Ayrıca NATO üyesi Avrupa ülkelerinin savunma harcamalarını artırmaları gerektiği vurgulandı. Washington, müttefiklerine gayrisafi yurt içi hasılanın yüzde 5’ini savunmaya ayırmaları gerektiğini iletti. Bu durum, zaten ekonomik durgunluk içinde olan Almanya ve diğer Avrupa ülkeleri için yeni bir baskı unsuru haline gelebilir.

Ukrayna ve ABD Arasındaki Gerilim

Trump’ın Ukrayna’ya yönelik baskısı sadece finansal taleplerle sınırlı kalmadı. ABD Başkanı, Zelenski’nin müzakerelerde önemli bir rol oynamasına gerek olmadığını belirtti ve Ukrayna’nın geleceğine dair pazarlıkların büyük ölçüde ABD ve Rusya arasında yürütüleceğini açıkladı.

Ukrayna’nın sahip olduğu lityum, grafit, nikel, uranyum ve nadir toprak elementleri gibi kritik maden rezervleri, Trump’ın gözünü diktiği en önemli kaynaklar arasında yer alıyor.
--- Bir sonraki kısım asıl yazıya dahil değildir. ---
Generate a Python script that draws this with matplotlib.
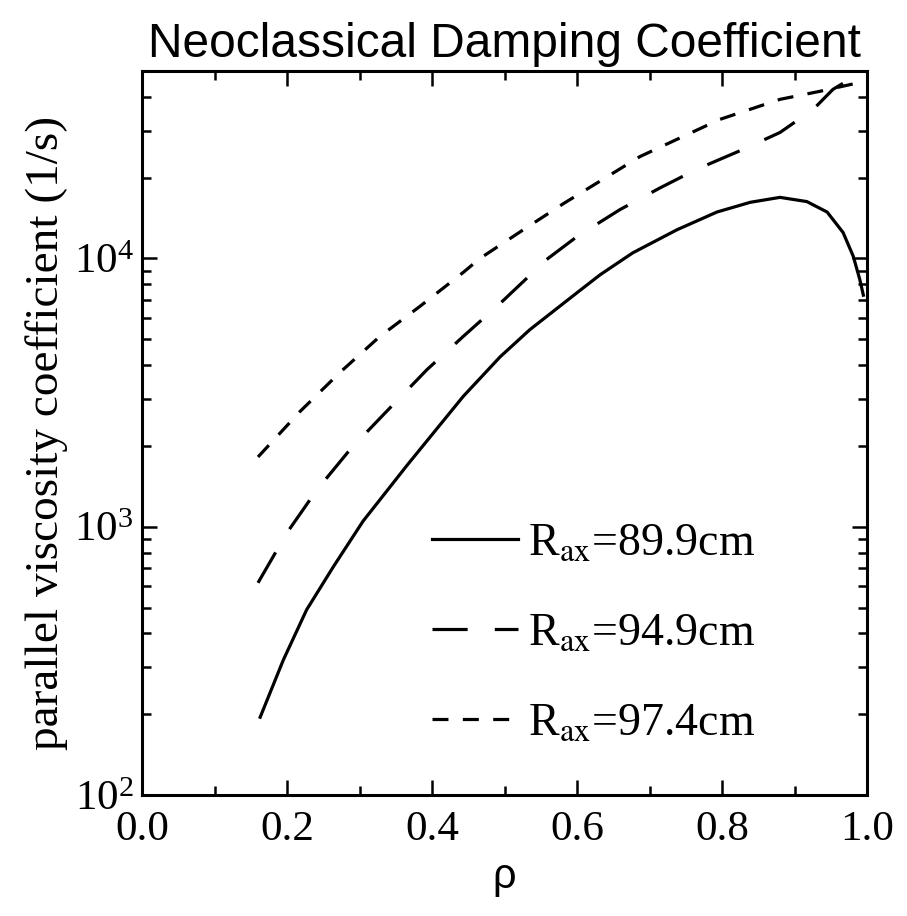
import matplotlib
matplotlib.use("Agg")
import matplotlib.pyplot as plt
from matplotlib.ticker import LogLocator, MultipleLocator, LogFormatterMathtext

plt.rcParams['mathtext.fontset'] = 'stix'

# R_ax = 89.9 cm (solid)
rho_a = [0.163, 0.195, 0.227, 0.264, 0.305, 0.366, 0.443, 0.494, 0.535, 0.604,
         0.632, 0.677, 0.738, 0.793, 0.839, 0.880, 0.917, 0.945, 0.967, 0.981,
         0.990, 0.995]
nu_a = [195, 319, 490, 710, 1050, 1700, 3060, 4300, 5430, 7600,
        8700, 10500, 12800, 14900, 16200, 16900, 16300, 14900, 12500, 10200,
        8360, 7300]

# R_ax = 94.9 cm (long dash)
rho_b = [0.160, 0.200, 0.241, 0.287, 0.332, 0.393, 0.443, 0.494, 0.558, 0.600,
         0.659, 0.714, 0.765, 0.829, 0.880, 0.926, 0.953, 0.967]
nu_b = [618, 950, 1370, 1940, 2600, 3850, 5120, 6800, 9910, 12070,
        15200, 18300, 21500, 25500, 29500, 36000, 42700, 45000]

# R_ax = 97.4 cm (short dash)
rho_c = [0.160, 0.218, 0.273, 0.328, 0.383, 0.443, 0.466, 0.526, 0.581, 0.687,
         0.797, 0.880, 0.935, 0.972, 0.985]
nu_c = [1820, 2690, 3760, 5120, 6620, 8870, 10000, 12800, 16000, 24000,
        33000, 39200, 42000, 44200, 45000]

labels = [r'R$_{\rm ax}$=89.9cm', r'R$_{\rm ax}$=94.9cm', r'R$_{\rm ax}$=97.4cm']

fig = plt.figure(figsize=(9.07, 9.16), dpi=100)
ax = fig.add_axes([142/907, 1-795/916, 725/907, 724/916])

lw = 2.3
ax.plot(rho_a, nu_a, color='black', lw=lw, label=labels[0])
ax.plot(rho_b, nu_b, color='black', lw=lw, dashes=(11, 8.5), label=labels[1])
ax.plot(rho_c, nu_c, color='black', lw=lw, dashes=(5, 4.5), label=labels[2])

ax.set_yscale('log')
ax.set_xlim(0, 1.0)
ax.set_ylim(100, 5e4)
ax.xaxis.set_major_locator(MultipleLocator(0.2))
ax.xaxis.set_minor_locator(MultipleLocator(0.1))
ax.yaxis.set_major_locator(LogLocator(base=10))
ax.yaxis.set_minor_locator(LogLocator(base=10, subs=range(2, 10)))
ax.yaxis.set_major_formatter(LogFormatterMathtext())
ax.xaxis.set_major_formatter(plt.FuncFormatter(lambda v, p: f'{v:.1f}'))

for s in ax.spines.values():
    s.set_linewidth(2.2)
ax.tick_params(which='both', direction='in', top=True, right=True, width=1.8)
ax.tick_params(which='major', length=11, labelsize=31)
ax.tick_params(which='minor', length=6.5)
ax.tick_params(axis='x', which='major', pad=11)
ax.tick_params(axis='y', which='major', pad=6)
for t in ax.get_xticklabels() + ax.get_yticklabels():
    t.set_fontfamily('Liberation Serif')

ax.set_ylabel('parallel viscosity coefficient (1/s)', fontsize=34,
              fontfamily='Liberation Serif', labelpad=4)
ax.set_xlabel('ρ', fontsize=30, fontfamily='Liberation Sans', labelpad=6)
ax.set_title('Neoclassical Damping Coefficient', fontsize=34.5,
             fontfamily='Liberation Sans', pad=10)

leg = ax.legend(loc='upper left', bbox_to_anchor=(0.4, 0.376), frameon=False,
                prop={'family': 'Liberation Serif', 'size': 33},
                borderpad=0, borderaxespad=0,
                handlelength=1.88, handletextpad=0.22, labelspacing=1.03)

fig.savefig('out.png', dpi=100)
ABD’li şirketler, Ukrayna anayasasında doğal kaynakların özelleştirilmesini yasaklayan maddelerin kaldırılmasını talep ediyor.

Trump’ın stratejisi, Ukrayna’nın yalnızca bir müzakere unsuru olarak görülmesine neden olurken, Avrupa’nın Kiev’e yönelik politikasında da değişikliklere yol açabilir. Ukrayna’nın savaş sonrası nasıl bir konuma sahip olacağı, büyük ölçüde ABD ve Rusya arasındaki pazarlıklara bağlı hale geldi.

Türkiye’nin Rolü ve Lavrov’un Ankara Ziyareti

Rusya Dışişleri Bakanı Sergey Lavrov’un Ankara ziyareti, Türkiye’nin Ukrayna’daki savaşın sona erdirilmesi sürecinde nasıl bir rol oynayabileceğine dair önemli ipuçları verebilir. Türkiye, daha önce 2022 yılında İstanbul’da gerçekleştirilen barış görüşmelerinde arabuluculuk yapmıştı. Ancak Trump’ın barış sürecini tamamen ABD-Rusya eksenine çekmesi, Türkiye’nin arabuluculuk rolünü sınırlandırabilir.

Ankara, ABD’nin yeni yönetimiyle ilişkilerini yeniden tanımlamak zorunda kalırken, Rusya ile ekonomik ve diplomatik ilişkilerini nasıl sürdüreceği konusunda dikkatli adımlar atmak zorunda. Türkiye’nin NATO içindeki pozisyonu, Ukrayna savaşının gidişatına göre değişebilir.

Sonuç

Trump’ın başkanlığıyla birlikte küresel jeopolitik dengeler hızla değişiyor. III. Dünya Savaşı ihtimali şimdilik rafa kalkmış gibi görünse de, bu durumun uzun vadeli olup olmadığı belirsiz. ABD ile Rusya arasındaki müzakereler devam ederken, Avrupa’nın nasıl bir pozisyon alacağı büyük önem taşıyor.

Türkiye ise bu süreçte dengeli bir politika izlemek zorunda. NATO üyesi olarak Batı ile ilişkilerini korumaya çalışırken, Rusya ile ekonomik bağlarını da sürdürmek isteyecektir. Önümüzdeki haftalarda Avrupa ve ABD arasındaki gerilimin nasıl gelişeceği ve Türkiye’nin nasıl bir yol izleyeceği merak konusu.